• **INPUT RECORDS**:

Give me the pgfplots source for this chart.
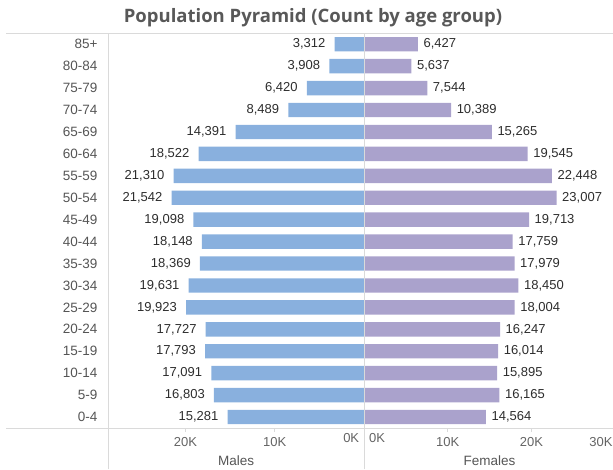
...
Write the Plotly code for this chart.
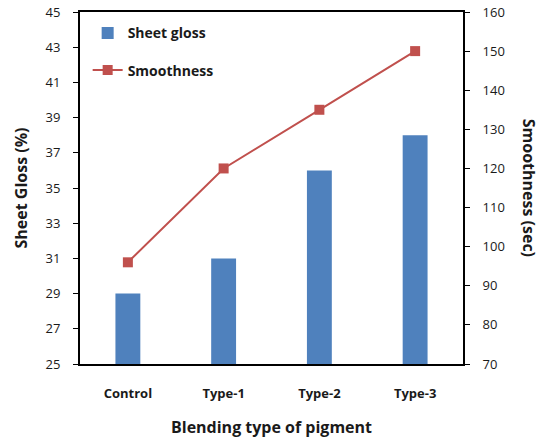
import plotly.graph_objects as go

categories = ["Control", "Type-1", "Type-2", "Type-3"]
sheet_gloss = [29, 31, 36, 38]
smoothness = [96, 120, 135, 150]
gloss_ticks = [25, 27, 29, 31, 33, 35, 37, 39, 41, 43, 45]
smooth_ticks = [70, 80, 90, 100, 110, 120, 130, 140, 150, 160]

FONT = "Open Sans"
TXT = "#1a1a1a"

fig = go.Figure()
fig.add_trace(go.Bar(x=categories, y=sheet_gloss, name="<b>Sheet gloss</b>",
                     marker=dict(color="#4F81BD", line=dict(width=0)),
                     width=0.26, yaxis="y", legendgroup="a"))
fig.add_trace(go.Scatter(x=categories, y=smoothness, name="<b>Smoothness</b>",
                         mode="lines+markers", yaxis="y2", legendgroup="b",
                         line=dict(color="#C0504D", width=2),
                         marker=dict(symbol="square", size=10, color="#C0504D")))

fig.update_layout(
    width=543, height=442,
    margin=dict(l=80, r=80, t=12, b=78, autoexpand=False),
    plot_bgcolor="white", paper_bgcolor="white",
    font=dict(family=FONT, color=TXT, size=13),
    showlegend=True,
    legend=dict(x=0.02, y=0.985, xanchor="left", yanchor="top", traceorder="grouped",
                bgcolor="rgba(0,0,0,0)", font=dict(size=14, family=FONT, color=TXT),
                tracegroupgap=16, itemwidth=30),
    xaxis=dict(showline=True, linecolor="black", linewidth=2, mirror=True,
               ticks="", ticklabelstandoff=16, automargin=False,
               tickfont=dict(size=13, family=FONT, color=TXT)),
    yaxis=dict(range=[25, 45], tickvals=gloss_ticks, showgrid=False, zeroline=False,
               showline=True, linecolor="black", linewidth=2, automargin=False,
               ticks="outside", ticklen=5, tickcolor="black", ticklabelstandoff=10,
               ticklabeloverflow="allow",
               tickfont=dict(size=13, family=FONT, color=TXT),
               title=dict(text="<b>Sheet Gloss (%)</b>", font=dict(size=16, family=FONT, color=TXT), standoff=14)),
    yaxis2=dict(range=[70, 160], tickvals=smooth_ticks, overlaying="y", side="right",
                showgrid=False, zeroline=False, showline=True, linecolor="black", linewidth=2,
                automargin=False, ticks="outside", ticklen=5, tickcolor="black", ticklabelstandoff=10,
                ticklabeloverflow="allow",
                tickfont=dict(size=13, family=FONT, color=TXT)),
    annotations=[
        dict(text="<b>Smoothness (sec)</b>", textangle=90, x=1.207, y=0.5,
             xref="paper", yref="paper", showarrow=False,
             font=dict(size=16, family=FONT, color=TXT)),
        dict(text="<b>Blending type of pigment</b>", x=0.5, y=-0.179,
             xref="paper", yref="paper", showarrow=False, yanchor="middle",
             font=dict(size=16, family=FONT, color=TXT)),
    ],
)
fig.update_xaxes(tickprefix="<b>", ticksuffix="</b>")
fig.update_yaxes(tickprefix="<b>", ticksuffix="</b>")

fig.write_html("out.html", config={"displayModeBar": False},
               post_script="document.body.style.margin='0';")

• **EXERCISE PROMPT**:
Among the entries above, identify all lines with "chart" and copy them.

• **SOLUTION TO THE EXERCISE**:
Give me the pgfplots source for this chart.
Write the Plotly code for this chart.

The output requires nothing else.